Google researchers have found ways to make machine-generated speech sound more natural to humans, members of Google’s Brain and Machine Perception teams said today in a blog post with samples of the more expressive voices. Earlier today, Google announced the beta release of its Cloud Text-to-Speech services to provide customers the same speech synthesis used by Google Assistant. Google’s Cloud Text-to-Speech is powered by DeepMind’s WaveNet, which can also be used to generate natural-sounding voices.

Services like text-to-speech and research methods introduced today could be used to bring more natural speech to devices, apps, or digital services that utilize voice control or voice computing.
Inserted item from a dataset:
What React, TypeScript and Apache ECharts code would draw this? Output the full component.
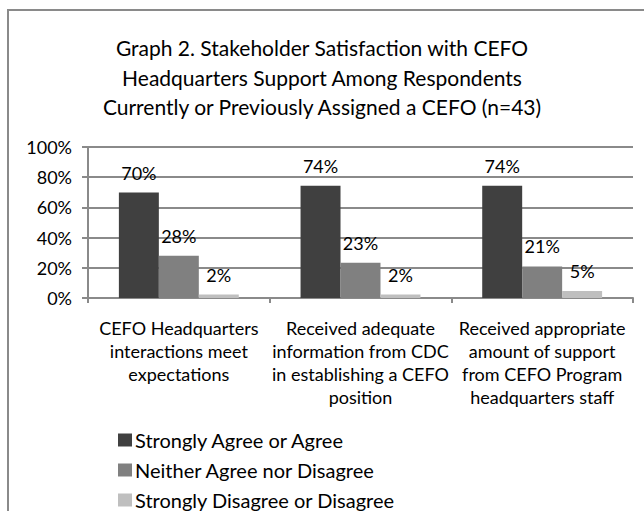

The new ways for making voices sound human are presented in two recently-published articles about how to mimic things like stress or intonation in speech, sounds referred to in linguistics as prosody. Both papers document techniques that build on top of Tacotron 2, an AI system that uses neural networks trained to mimic human speech that made its debut last December.

Though Tacotron sounds like a human voice to the majority of people in an initial test with 800 subjects, it’s unable to imitate things like stress or a speaker’s natural intonation. In the first study coauthored by Tacotron cocreator Yuxuan Wang, transfer of things like stress level were achieved by embedding style from a recorded clip of human speech.

“This embedding captures characteristics of the audio that are independent of phonetic information and idiosyncratic speaker traits — these are attributes like stress, intonation, and timing,” researcher Yuxuan Wang and engineer RJ Skerry-Ryan said in a blog post. “At inference time, we can use this embedding to perform prosody transfer, generating speech in the voice of a completely different speaker, but exhibiting the prosody of the reference.”

The second paper, authored in part by Skerry-Ryan, uses unsupervised training to identify speech patterns and imitate certain speech styles.

While the first method for prosody transfer is dependent on imitating speech of similar length and sentence structure, methods used in the second paper achieve speech style transfers for things like an angry or lively tone without the need for the sound recording whose tone is being imitated or a need to imitate speech of similar length in order to work.

“This is a promising result, as it paves the way for voice interaction designers to use their own voice to customize speech synthesis,” Wang and Skerry-Ryan said.

In addition to Google’s text-to-speech and speech recognition services, tech for a more expressive voice could also lead to a more human-sounding Google Assistant. Getting away from monotonous voices without range appears to be part of the strategy for tech giants with assistants like Alexa, Siri, and Google Assistant.

Siri got a more expressive voice last year, and last April, Alexa got SSML tags for voice app developers to add expression to the assistant’s voice like a pause, whisper, or expressions like “BOOM” or “Bada bing.” SSML has also been made available for the makers of Google Assistant actions.